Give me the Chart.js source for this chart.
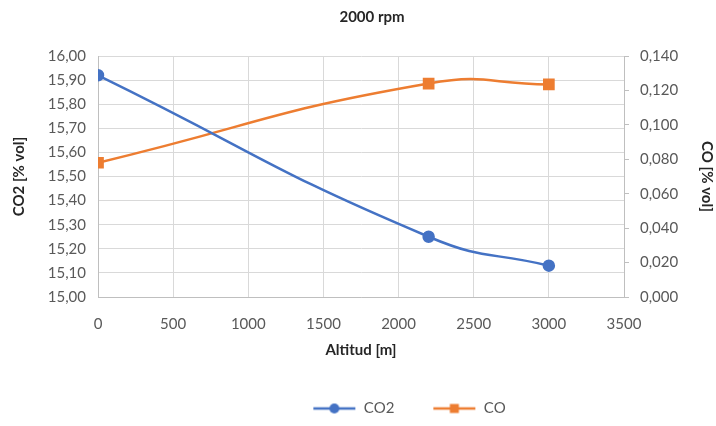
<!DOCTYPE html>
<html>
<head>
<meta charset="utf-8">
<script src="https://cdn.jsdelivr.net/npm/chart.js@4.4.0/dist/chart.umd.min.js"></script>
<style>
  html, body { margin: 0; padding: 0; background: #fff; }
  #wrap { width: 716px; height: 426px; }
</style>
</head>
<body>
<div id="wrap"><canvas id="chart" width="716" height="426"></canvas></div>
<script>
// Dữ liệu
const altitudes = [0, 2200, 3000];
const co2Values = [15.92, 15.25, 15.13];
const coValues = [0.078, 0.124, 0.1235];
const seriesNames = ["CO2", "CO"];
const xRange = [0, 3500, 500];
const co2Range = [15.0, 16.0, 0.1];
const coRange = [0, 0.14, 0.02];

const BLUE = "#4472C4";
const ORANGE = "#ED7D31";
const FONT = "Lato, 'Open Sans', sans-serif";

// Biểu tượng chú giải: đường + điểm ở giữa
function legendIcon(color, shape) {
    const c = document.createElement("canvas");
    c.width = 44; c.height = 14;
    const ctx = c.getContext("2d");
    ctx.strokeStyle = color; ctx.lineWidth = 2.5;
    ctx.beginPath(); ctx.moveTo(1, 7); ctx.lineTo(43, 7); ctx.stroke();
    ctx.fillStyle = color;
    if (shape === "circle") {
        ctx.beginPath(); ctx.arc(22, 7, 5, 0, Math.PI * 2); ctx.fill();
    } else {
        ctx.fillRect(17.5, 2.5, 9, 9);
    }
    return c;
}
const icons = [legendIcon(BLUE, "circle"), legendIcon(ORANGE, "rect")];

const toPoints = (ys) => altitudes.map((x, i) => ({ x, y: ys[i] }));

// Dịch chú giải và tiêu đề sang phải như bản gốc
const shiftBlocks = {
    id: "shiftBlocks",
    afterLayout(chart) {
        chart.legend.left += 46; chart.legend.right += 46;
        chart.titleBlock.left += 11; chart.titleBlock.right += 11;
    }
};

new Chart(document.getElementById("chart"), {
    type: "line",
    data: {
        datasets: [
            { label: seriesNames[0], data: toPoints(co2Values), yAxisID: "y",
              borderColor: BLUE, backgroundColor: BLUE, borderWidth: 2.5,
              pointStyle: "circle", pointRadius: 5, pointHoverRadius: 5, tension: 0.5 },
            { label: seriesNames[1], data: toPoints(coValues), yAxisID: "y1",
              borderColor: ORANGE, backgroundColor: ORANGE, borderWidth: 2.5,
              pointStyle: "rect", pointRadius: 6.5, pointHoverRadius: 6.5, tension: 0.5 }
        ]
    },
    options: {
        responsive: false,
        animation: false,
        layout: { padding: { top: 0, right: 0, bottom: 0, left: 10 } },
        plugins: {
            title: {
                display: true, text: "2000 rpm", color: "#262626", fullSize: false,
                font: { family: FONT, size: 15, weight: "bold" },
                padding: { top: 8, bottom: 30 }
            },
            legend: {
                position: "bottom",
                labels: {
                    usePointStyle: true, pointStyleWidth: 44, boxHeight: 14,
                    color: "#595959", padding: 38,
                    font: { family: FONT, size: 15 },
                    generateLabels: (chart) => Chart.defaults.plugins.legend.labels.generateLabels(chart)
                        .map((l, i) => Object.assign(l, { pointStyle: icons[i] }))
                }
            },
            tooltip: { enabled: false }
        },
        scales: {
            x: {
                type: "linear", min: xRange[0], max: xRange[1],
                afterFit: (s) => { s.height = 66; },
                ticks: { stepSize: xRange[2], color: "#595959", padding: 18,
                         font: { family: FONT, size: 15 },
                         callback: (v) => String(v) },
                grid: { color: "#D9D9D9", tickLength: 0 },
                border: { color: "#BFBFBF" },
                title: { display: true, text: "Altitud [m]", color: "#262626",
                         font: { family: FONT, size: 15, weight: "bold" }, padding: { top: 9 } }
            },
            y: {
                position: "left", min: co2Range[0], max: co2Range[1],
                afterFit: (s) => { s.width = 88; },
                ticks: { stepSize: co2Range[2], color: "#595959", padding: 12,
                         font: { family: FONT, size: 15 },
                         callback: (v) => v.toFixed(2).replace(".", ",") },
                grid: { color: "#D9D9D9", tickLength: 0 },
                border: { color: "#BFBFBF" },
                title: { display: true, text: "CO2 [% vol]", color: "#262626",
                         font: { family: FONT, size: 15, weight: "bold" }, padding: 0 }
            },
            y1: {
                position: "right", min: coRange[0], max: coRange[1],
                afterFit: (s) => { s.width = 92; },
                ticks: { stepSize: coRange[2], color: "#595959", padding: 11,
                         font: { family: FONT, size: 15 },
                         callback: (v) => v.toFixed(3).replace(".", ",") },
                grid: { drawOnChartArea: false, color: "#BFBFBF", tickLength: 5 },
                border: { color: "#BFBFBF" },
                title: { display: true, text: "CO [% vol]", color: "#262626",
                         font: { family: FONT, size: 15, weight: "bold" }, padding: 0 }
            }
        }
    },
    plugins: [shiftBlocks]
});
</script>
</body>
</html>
- - -
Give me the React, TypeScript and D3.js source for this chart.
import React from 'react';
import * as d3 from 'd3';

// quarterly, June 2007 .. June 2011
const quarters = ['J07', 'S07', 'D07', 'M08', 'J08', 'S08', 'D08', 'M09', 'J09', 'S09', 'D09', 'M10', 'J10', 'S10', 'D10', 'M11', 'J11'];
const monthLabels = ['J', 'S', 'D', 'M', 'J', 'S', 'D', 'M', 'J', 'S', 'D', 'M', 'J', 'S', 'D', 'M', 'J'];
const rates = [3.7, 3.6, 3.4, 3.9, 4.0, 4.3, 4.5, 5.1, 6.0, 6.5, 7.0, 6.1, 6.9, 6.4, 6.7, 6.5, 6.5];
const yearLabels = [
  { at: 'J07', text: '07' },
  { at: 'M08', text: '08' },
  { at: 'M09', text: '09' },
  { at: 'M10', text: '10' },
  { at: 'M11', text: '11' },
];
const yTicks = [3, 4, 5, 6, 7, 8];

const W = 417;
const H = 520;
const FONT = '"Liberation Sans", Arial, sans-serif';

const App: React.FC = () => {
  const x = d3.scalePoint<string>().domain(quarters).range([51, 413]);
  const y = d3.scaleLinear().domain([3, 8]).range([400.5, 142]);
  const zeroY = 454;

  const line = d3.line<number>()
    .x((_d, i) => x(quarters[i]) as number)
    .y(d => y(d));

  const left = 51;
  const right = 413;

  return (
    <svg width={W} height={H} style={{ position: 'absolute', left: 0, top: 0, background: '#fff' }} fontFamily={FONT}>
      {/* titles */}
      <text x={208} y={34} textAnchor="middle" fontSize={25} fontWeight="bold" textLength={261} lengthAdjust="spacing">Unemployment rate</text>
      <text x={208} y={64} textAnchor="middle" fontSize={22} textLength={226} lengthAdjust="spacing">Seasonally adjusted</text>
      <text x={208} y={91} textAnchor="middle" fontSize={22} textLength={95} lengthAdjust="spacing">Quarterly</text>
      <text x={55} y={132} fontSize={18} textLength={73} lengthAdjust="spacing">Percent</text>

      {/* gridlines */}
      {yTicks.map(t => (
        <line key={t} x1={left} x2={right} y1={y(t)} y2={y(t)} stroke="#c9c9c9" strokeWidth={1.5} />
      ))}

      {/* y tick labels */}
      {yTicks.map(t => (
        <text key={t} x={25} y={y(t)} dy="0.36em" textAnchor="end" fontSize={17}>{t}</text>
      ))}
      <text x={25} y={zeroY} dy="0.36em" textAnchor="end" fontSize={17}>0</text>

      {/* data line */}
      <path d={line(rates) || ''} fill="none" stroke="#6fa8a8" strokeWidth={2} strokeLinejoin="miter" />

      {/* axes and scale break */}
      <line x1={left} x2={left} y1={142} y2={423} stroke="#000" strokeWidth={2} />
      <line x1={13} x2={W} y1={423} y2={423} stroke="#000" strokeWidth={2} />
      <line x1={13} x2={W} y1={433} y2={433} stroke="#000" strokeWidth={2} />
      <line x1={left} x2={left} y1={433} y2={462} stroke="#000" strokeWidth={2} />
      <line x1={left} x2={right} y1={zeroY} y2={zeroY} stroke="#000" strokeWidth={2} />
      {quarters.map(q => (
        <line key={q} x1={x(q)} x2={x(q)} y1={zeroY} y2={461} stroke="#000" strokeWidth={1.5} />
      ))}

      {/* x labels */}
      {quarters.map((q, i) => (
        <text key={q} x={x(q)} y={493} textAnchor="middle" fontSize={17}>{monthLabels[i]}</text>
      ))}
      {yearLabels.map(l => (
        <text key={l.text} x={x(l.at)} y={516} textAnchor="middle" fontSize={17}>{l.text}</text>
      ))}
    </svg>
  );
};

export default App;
- - -
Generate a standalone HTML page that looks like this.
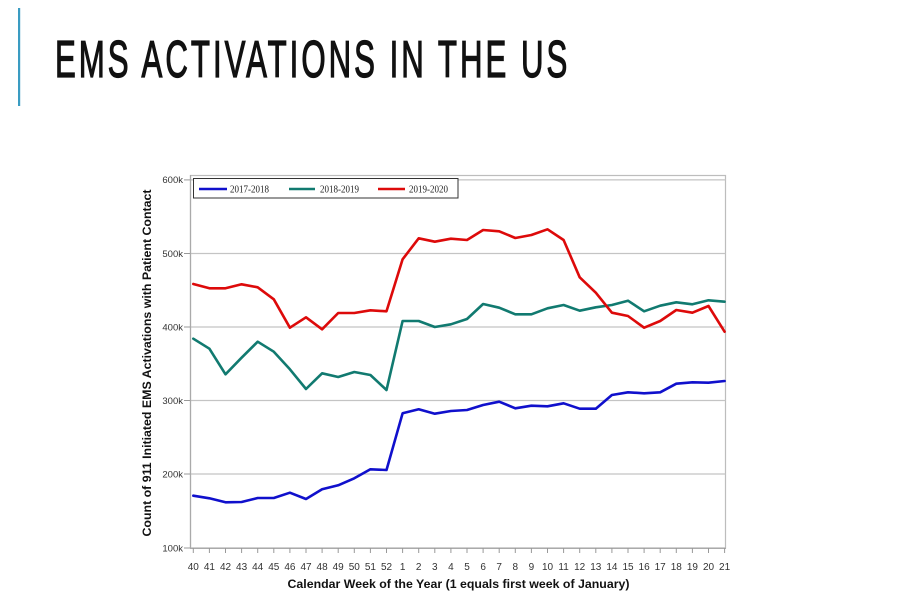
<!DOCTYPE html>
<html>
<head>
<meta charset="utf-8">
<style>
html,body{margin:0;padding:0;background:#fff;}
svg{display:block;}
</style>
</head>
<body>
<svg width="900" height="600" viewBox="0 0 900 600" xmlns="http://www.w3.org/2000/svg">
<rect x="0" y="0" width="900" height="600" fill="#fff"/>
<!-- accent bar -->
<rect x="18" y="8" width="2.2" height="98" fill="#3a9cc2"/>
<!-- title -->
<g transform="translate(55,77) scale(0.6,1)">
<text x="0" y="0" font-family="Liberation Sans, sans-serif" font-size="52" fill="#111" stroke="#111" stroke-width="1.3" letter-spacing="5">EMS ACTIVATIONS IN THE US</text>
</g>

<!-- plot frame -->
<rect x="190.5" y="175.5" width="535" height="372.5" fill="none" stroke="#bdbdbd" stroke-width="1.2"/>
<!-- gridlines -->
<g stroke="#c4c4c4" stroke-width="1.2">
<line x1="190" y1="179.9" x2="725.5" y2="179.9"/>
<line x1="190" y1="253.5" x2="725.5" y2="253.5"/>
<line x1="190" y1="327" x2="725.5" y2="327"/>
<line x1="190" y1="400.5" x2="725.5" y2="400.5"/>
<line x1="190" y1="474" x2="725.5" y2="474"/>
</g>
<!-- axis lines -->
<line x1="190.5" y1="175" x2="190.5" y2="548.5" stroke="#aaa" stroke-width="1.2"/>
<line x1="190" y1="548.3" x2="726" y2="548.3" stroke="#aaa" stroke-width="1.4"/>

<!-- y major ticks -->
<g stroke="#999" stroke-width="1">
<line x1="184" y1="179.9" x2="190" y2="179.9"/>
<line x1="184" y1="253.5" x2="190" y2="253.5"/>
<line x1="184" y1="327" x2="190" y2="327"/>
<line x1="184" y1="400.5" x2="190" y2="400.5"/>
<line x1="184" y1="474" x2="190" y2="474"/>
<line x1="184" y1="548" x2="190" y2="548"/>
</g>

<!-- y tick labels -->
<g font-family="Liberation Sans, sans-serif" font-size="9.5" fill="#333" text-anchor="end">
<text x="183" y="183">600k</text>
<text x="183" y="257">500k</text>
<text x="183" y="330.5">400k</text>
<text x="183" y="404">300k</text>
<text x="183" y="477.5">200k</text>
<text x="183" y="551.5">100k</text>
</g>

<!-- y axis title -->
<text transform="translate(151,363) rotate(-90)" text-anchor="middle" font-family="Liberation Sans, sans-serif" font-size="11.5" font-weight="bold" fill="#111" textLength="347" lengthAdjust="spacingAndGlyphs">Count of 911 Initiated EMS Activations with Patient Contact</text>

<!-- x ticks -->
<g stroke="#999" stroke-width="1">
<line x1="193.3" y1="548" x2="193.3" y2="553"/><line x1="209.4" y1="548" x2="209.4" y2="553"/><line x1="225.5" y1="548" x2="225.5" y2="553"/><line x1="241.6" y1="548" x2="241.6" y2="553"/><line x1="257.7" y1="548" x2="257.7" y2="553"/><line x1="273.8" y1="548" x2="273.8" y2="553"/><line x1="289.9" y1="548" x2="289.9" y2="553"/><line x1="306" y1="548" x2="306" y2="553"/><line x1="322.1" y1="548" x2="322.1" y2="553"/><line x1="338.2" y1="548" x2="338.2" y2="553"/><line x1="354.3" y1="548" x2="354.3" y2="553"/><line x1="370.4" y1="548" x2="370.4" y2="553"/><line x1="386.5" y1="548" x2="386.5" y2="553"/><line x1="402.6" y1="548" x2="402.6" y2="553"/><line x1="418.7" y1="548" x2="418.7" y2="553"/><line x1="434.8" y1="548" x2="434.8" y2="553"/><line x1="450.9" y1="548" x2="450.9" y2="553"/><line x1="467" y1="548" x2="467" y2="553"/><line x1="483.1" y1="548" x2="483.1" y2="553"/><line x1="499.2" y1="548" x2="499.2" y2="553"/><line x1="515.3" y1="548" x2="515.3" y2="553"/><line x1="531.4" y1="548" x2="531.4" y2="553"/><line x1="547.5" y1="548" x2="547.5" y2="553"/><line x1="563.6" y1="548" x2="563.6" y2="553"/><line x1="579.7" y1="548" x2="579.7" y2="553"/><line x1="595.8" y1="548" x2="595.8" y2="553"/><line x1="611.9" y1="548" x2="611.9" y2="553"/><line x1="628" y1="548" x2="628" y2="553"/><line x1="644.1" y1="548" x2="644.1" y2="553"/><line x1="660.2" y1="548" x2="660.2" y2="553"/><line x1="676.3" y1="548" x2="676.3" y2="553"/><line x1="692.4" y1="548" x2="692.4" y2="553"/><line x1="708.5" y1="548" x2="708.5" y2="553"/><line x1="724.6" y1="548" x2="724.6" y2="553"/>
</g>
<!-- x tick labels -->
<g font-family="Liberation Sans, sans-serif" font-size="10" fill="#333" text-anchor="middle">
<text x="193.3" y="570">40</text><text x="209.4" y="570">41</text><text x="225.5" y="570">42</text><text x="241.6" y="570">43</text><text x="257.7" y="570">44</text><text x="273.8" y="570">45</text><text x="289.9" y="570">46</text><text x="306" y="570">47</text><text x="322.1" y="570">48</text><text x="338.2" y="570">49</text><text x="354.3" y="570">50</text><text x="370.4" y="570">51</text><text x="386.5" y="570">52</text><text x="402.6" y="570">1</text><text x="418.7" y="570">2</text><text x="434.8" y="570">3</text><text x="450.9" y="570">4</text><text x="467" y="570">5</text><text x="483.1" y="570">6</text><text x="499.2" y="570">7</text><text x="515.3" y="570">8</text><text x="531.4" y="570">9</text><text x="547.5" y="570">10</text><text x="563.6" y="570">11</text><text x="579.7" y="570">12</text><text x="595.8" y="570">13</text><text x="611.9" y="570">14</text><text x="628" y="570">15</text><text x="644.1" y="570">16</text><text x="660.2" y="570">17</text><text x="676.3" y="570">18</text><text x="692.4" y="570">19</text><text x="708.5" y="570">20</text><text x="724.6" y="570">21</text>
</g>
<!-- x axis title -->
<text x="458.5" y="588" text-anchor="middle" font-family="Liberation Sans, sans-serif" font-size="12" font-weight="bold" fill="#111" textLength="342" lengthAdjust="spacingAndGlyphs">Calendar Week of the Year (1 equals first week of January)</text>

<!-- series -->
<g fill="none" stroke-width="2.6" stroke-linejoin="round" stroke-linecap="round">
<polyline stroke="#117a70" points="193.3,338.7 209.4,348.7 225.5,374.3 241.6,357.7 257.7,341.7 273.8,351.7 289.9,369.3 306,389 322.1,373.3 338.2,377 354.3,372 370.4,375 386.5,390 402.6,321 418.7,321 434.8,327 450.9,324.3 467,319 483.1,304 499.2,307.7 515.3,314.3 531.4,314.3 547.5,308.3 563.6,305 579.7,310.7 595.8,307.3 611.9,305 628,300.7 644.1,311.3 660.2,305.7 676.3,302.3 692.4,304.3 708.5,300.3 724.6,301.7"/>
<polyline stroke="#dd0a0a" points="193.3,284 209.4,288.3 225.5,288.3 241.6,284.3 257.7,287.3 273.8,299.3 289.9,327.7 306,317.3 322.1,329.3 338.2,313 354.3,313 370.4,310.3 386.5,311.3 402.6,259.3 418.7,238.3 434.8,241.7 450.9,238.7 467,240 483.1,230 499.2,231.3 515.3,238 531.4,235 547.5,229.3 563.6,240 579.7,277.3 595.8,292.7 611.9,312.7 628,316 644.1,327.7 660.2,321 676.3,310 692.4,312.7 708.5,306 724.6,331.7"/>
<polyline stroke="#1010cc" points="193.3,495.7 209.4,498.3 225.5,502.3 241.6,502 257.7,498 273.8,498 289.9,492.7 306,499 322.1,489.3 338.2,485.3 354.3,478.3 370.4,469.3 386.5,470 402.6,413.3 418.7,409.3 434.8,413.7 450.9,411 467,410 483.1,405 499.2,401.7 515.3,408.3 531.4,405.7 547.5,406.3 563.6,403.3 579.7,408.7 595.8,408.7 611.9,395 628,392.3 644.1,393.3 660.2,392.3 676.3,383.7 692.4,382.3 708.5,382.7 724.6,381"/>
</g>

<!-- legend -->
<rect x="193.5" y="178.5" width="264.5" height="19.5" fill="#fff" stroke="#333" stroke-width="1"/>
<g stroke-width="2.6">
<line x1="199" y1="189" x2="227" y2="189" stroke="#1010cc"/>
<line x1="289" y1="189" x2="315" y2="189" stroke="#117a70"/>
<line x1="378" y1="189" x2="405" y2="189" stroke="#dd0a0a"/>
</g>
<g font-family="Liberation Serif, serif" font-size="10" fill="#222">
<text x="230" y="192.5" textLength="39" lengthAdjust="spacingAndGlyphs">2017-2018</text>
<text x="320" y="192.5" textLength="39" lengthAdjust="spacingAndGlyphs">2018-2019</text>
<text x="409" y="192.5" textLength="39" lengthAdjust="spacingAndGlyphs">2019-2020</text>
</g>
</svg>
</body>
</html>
- - -
=== WRITTEN TASK ===
How many of the lines above include the word "source"? Respond with the number alone.

=== EXERCISE SOLUTION ===
2